Von Marx führt ein nicht ganz gerader, aber doch gut ausgeschilderter Weg zu den Sozialgeschichtlern und Philosophen Derrida und Foucault, den französischen Säulenheiligen der nihilistischen Postmoderne, die das theoretische Rüstzeug für die Abwicklung des bürgerlichen Liberalismus liefern, der ja eh nur dem Zweck diene, bestehende ungerechte Herrschaftsstrukturen zu verfestigen.

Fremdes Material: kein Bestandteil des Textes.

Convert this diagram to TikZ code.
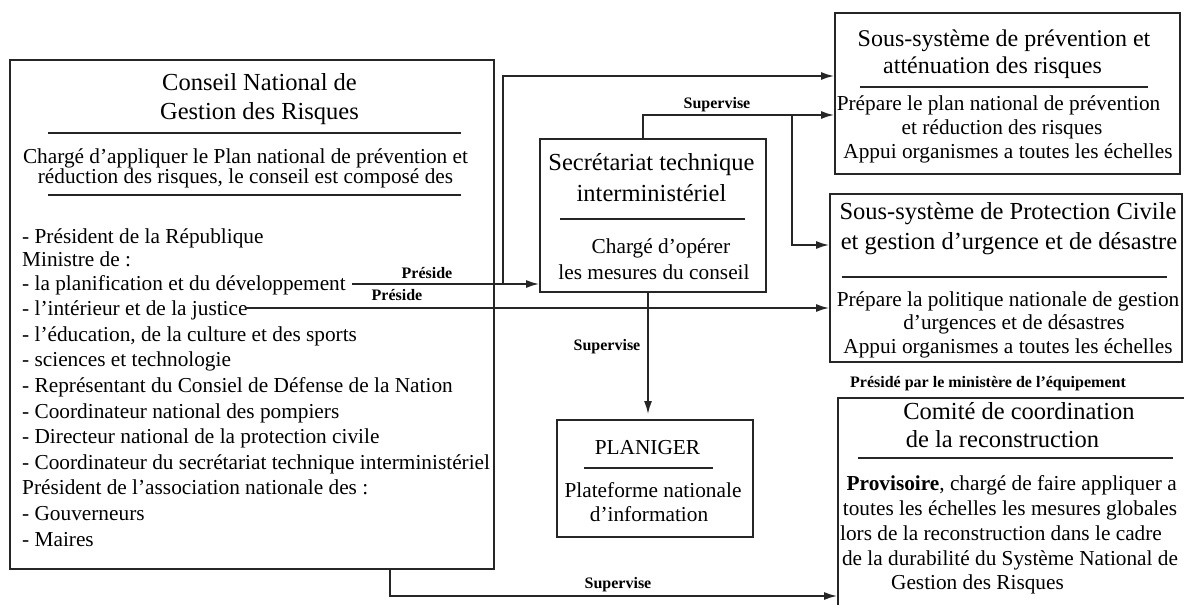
\documentclass[tikz,border=0pt]{standalone}
\usepackage{fontspec}
\setmainfont{Liberation Serif}
\usetikzlibrary{arrows.meta}
\begin{document}
\begin{tikzpicture}[x=1pt,y=-1pt,
  box/.style={draw=black!85,line width=1.8pt,inner sep=0pt},
  ttl/.style={font=\fontsize{24.5}{29}\selectfont,anchor=mid,inner sep=0pt,yshift=-4pt},
  txt/.style={font=\fontsize{21.3}{25}\selectfont,anchor=mid,inner sep=0pt,yshift=-4pt},
  lst/.style={font=\fontsize{21.3}{25}\selectfont,anchor=mid west,inner sep=0pt,yshift=-4pt},
  lbl/.style={font=\bfseries\fontsize{16}{19}\selectfont,anchor=mid,inner sep=0pt,yshift=-3pt},
  sep/.style={draw=black!85,line width=1.8pt},
  conn/.style={draw=black!85,line width=1.8pt},
  arr/.style={conn,-{Latex[length=13pt,width=8pt]}}
]
\useasboundingbox (0,0) rectangle (1184,605);
\clip (0,0) rectangle (1184,605);
\fill[white] (0,0) rectangle (1184,605);

% boxes
\node[box,minimum width=484pt,minimum height=509pt] (cons) at (252,314.5) {};
\node[box,minimum width=226pt,minimum height=153pt] (secr) at (653,215.5) {};
\node[box,minimum width=345pt,minimum height=161pt] (prev) at (1007.5,93.5) {};
\node[box,minimum width=352pt,minimum height=168pt] (prot) at (1006,278) {};
\node[box,minimum width=196pt,minimum height=117pt] (plan) at (655,478.5) {};
\node[box,minimum width=362pt,minimum height=227pt] (comi) at (1019,511.5) {};

% Conseil
\node[ttl] (c1) at (259.5,84) {Conseil National de};
\node[ttl] (c2) at (259.5,113) {Gestion des Risques};
\draw[sep] (48,133) -- (461,133);
\node[txt] (c3) at (245.5,157) {Chargé d'appliquer le Plan national de prévention et};
\node[txt] (c4) at (245.5,177) {réduction des risques, le conseil est composé des};
\draw[sep] (48,195) -- (461,195);
\node[lst] (l1) at (22,237) {- Président de la République};
\node[lst] (l2) at (22,260) {Ministre de :};
\node[lst] (l3) at (22,284) {- la planification et du développement};
\node[lst] (l4) at (22,309) {- l'intérieur et de la justice};
\node[lst] (l5) at (22,335) {- l'éducation, de la culture et des sports};
\node[lst] (l6) at (22,360) {- sciences et technologie};
\node[lst] (l7) at (22,386) {- Représentant du Consiel de Défense de la Nation};
\node[lst] (l8) at (22,412) {- Coordinateur national des pompiers};
\node[lst] (l9) at (22,437) {- Directeur national de la protection civile};
\node[lst] (l10) at (22,463) {- Coordinateur du secrétariat technique interministériel};
\node[lst] (l11) at (22,488) {Président de l'association nationale des :};
\node[lst] (l12) at (22,514) {- Gouverneurs};
\node[lst] (l13) at (22,540) {- Maires};

% Secretariat
\node[ttl] (s1) at (651.5,164) {Secrétariat technique};
\node[ttl] (s2) at (651.5,195) {interministériel};
\draw[sep] (560,219) -- (745,219);
\node[txt] (s3) at (661,247) {Chargé d'opérer};
\node[txt] (s4) at (654,273) {les mesures du conseil};

% Prevention
\node[ttl,font=\fontsize{24}{29}\selectfont] (p1) at (1004,40) {Sous-système de prévention et};
\node[ttl,font=\fontsize{24}{29}\selectfont] (p2) at (992.5,67) {atténuation des risques};
\draw[sep] (860,87) -- (1148,87);
\node[txt] (p3) at (998.5,104) {Prépare le plan national de prévention};
\node[txt] (p4) at (1002,128) {et réduction des risques};
\node[txt] (p5) at (1008,152) {Appui organismes a toutes les échelles};

% Protection civile
\node[ttl] (r1) at (1008,213) {Sous-système de Protection Civile};
\node[ttl] (r2) at (1009,243) {et gestion d'urgence et de désastre};
\draw[sep] (842,277) -- (1167,277);
\node[txt] (r3) at (1008,300) {Prépare la politique nationale de gestion};
\node[txt] (r4) at (1014,323) {d'urgences et de désastres};
\node[txt] (r5) at (1008,347) {Appui organismes a toutes les échelles};

% Comite
\node[lbl] (k0) at (988,382) {Présidé par le ministère de l'équipement};
\node[ttl] (k1) at (1019,413) {Comité de coordination};
\node[ttl] (k2) at (1002.5,441) {de la reconstruction};
\draw[sep] (858,458) -- (1173,458);
\node[txt] (k3) at (1011.7,484) {\textbf{Provisoire}, chargé de faire appliquer a};
\node[txt] (k4) at (1010,509) {toutes les échelles les mesures globales};
\node[txt] (k5) at (1001,534) {lors de la reconstruction dans le cadre};
\node[txt] (k6) at (1010,559) {de la durabilité du Système National de};
\node[txt] (k7) at (977.5,583) {Gestion des Risques};

% Planiger
\node[txt] (g1) at (647.5,448) {PLANIGER};
\draw[sep] (584,468) -- (713,468);
\node[txt] (g2) at (653,491) {Plateforme nationale};
\node[txt] (g3) at (649,515) {d'information};

% connectors
\coordinate (a1) at (352,284);
\draw[arr] (a1) -- (a1 -| secr.west);
\coordinate (b1) at (503,284);
\draw[arr] (b1) |- ([yshift=17.5pt]prev.west);
\draw[arr] ([xshift=-10pt]secr.north) |- ([yshift=-21.5pt]prev.west);
\coordinate (b2) at (792,115);
\draw[arr] (b2) |- ([yshift=33pt]prot.west);
\coordinate (a2) at (245,308);
\draw[arr] (a2) -- (a2 -| prot.west);
\draw[arr] ([xshift=-5pt]secr.south) -- ([xshift=-7pt,yshift=5pt]plan.north);
\draw[arr] ([xshift=138pt]cons.south) |- ([yshift=-84.5pt]comi.west);

% labels
\node[lbl] (e1) at (717,103) {Supervise};
\node[lbl] (e2) at (427,273) {Préside};
\node[lbl] (e3) at (397,295) {Préside};
\node[lbl] (e4) at (607,345) {Supervise};
\node[lbl] (e5) at (618,583) {Supervise};
\end{tikzpicture}
\end{document}
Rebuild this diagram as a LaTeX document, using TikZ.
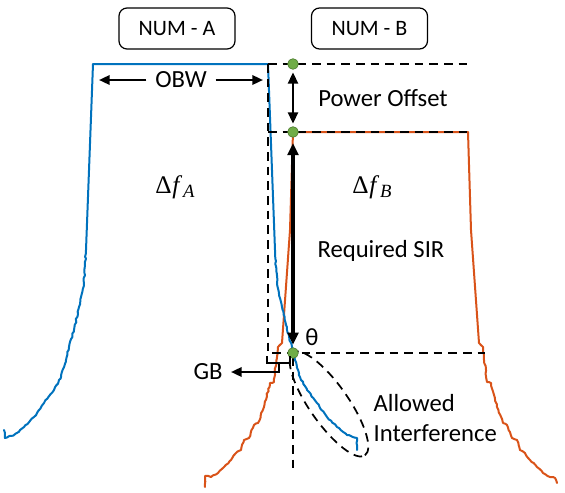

Daher rühren auch die absurden Angriffe auf den Sprachgebrauch: Nicht nur „Neger“ und „Farbiger“ müssen in den richtig codierten Begriff „person of color“ überführt werden, die Verbalarmada ist für alle Kampfplätze gerüstet: Mit „reproduktiven Rechten“ werden Frauen-, mit „Homophobie“ LGBT- und mit den aberwitzigen Sprachmonstrositäten des Genderfaschismus die Rechte potentieller weiterer Geschlechtsidentitäten verteidigt. So kann die Gesellschaft übersichtlich gegliedert werden in systemkonforme Gefolgsleute, die wie in der biblischen Apokalypse (Offenbarung 13) das Siegel der Orthodoxie angeheftet bekommen, und reaktionäre Renegaten, die an den Pranger müssen.

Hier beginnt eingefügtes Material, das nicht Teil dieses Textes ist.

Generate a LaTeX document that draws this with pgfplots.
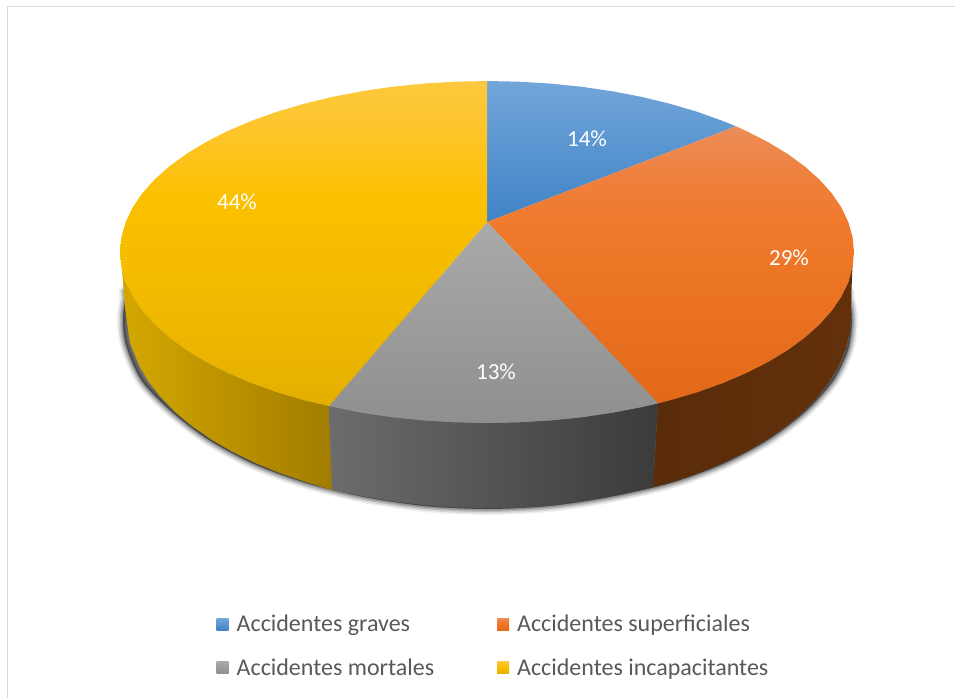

Kendi und Co. sind auch in der deutschen Politik längst angekommen. Denn die Globalisierung schweißt die Sturmtruppen der neuen Orthodoxie zu einem homogenen Heer zusammen. Antidiskriminierungsgesetze, Antirassismus- und Gleichstellungsbeauftragte, Gender Studies, New Historicism, postkoloniale Reparationszahlungen: das alles geschieht hierzulande und zugleich in ein und derselben Welt. 

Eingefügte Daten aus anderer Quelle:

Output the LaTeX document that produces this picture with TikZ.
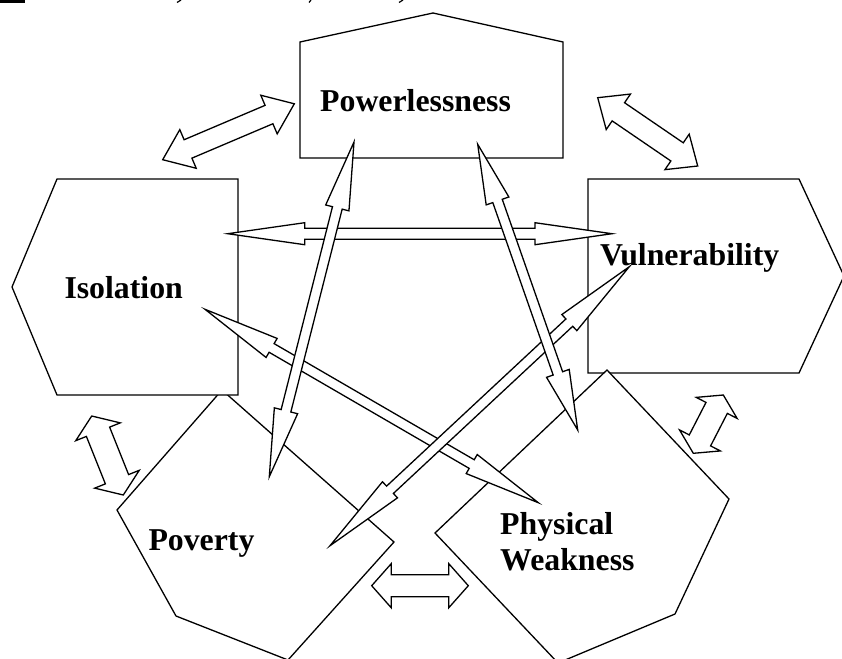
\documentclass[tikz,border=0pt]{standalone}
\usepackage{fontspec}
\setmainfont{Liberation Serif}
\usetikzlibrary{calc}
\tikzset{
  shapebox/.style={draw=black, fill=white, line width=1.3pt, line join=miter},
  blockarr/.style={draw=black, fill=white, line width=1.3pt, line join=miter},
  lbl/.style={inner sep=0pt, anchor=base west, font=\bfseries\fontsize{31.8}{36.7}\selectfont}
}
% double block arrow between two named coordinates:
% #1,#2 tips; #3 half shaft width; #4 half head width; #5 head length
\newcommand\dblblock[5]{%
  \draw[blockarr] (#1)
    -- ($(#1)!#5!(#2)!#4!90:(#2)$) -- ($(#1)!#5!(#2)!#3!90:(#2)$)
    -- ($(#2)!#5!(#1)!#3!-90:(#1)$) -- ($(#2)!#5!(#1)!#4!-90:(#1)$)
    -- (#2)
    -- ($(#2)!#5!(#1)!#4!90:(#1)$) -- ($(#2)!#5!(#1)!#3!90:(#1)$)
    -- ($(#1)!#5!(#2)!#3!-90:(#2)$) -- ($(#1)!#5!(#2)!#4!-90:(#2)$)
    -- cycle;}
\begin{document}
\begin{tikzpicture}[x=1pt,y=-1pt]
\useasboundingbox (0,0) rectangle (842,658);
\fill[white] (0,0) rectangle (842,658);
\clip (0,0) rectangle (842,658);

% clipped title remnants
\fill[black] (0,0) rectangle (25,3.5);
\draw[line width=1.2pt] (177,2.5) -- (181,0);
\draw[line width=1.2pt] (309,2.5) -- (311,0);
\draw[line width=1.2pt] (399,2.5) -- (403,0);

% pentagon shapes
\draw[shapebox] (300,158) -- (300,42) -- (433,13) -- (563,42) -- (563,158) -- cycle;
\draw[shapebox] (588,179) -- (799,179) -- (844,276) -- (799,373) -- (588,373) -- cycle;
\draw[shapebox] (607,370) -- (729,499) -- (675,614) -- (558,663) -- (435,533) -- cycle;
\draw[shapebox] (222,390) -- (394,542) -- (288,660) -- (176,616) -- (117,510) -- cycle;
\draw[shapebox] (57,179) -- (238,179) -- (238,395) -- (57,395) -- (12,287) -- cycle;

% arrow end points
\coordinate (ipA) at (162.7,159.7);  \coordinate (ipB) at (294.3,103.8);
\coordinate (pvA) at (597.7,97.7);   \coordinate (pvB) at (697.7,166);
\coordinate (iqA) at (91.7,416);     \coordinate (iqB) at (123.3,495);
\coordinate (vwA) at (723.3,395);    \coordinate (vwB) at (693.3,453.3);
\coordinate (qwA) at (371.7,585.7);  \coordinate (qwB) at (468.3,585.7);
\coordinate (ivA) at (227.7,233.7);  \coordinate (ivB) at (612,233.7);
\coordinate (pqA) at (354,142);      \coordinate (pqB) at (269.3,476.7);
\coordinate (pwA) at (477.7,144.3);  \coordinate (pwB) at (577.7,430);
\coordinate (iwA) at (205,309.3);    \coordinate (iwB) at (538.3,502.7);
\coordinate (vqA) at (629.3,266.7);  \coordinate (vqB) at (330,545.7);

% short block arrows between neighbours
\dblblock{ipA}{ipB}{10pt}{21pt}{27.5pt}
\dblblock{pvA}{pvB}{11pt}{21.5pt}{25pt}
\dblblock{iqA}{iqB}{12.5pt}{24pt}{17pt}
\dblblock{vwA}{vwB}{12pt}{23pt}{14.5pt}
\dblblock{qwA}{qwB}{11pt}{22pt}{19.5pt}

% long arrows
\dblblock{ivA}{ivB}{5.5pt}{11pt}{77pt}
\dblblock{iwA}{iwB}{5pt}{11pt}{77pt}
\dblblock{vqA}{vqB}{5pt}{11pt}{82pt}
\dblblock{pqA}{pqB}{5pt}{12pt}{68pt}
\dblblock{pwA}{pwB}{5pt}{12pt}{60pt}

% labels
\node[lbl] (pow) at (320,111.7) {Powerlessness};
\node[lbl] (iso) at (64.3,298.3) {Isolation};
\node[lbl] (vul) at (600,265) {Vulnerability};
\node[lbl] (pov) at (148.3,550) {Poverty};
\node[lbl] (phy) at (500,534) {Physical};
\node[lbl] (wea) at (500,570.7) {Weakness};
\end{tikzpicture}
\end{document}
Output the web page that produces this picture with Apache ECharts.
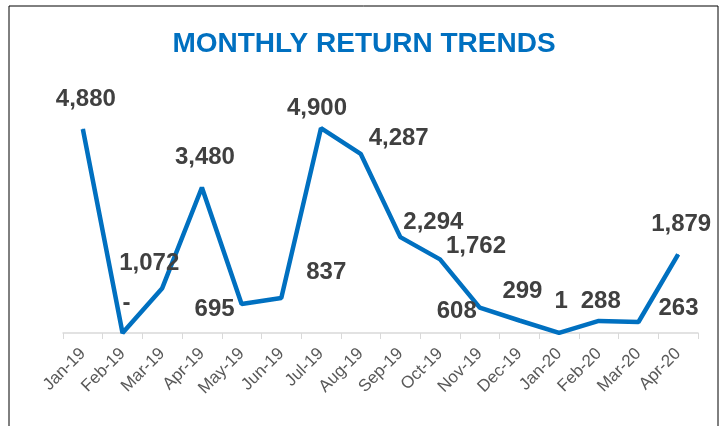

Wohin das Evangelium nach Kendi führen könnte, darauf gibt Mohamed Amjahid, Journalist mit nordafrikanischen Wurzeln, in seinem soeben veröffentlichten Buch „Der weiße Fleck – Eine Anleitung zu antirassistischem Denken“ Auskunft. Er stellt die Überlegung an, ob nicht auch seine Mutter, die als Gastarbeiterin den entwürdigenden Beruf der Putzfrau ausgeübt hat, eine Art Reparation dafür verdiene, daß sie den „Almans“ die „Scheiße […] weggeschrubbt“ habe. Wer sich bis jetzt als normaler Deutscher noch nicht fremd im eigenen Land gefühlt hat, sollte wissen, daß es Kräfte gibt, die eifrig daran arbeiten, daß es bald soweit ist.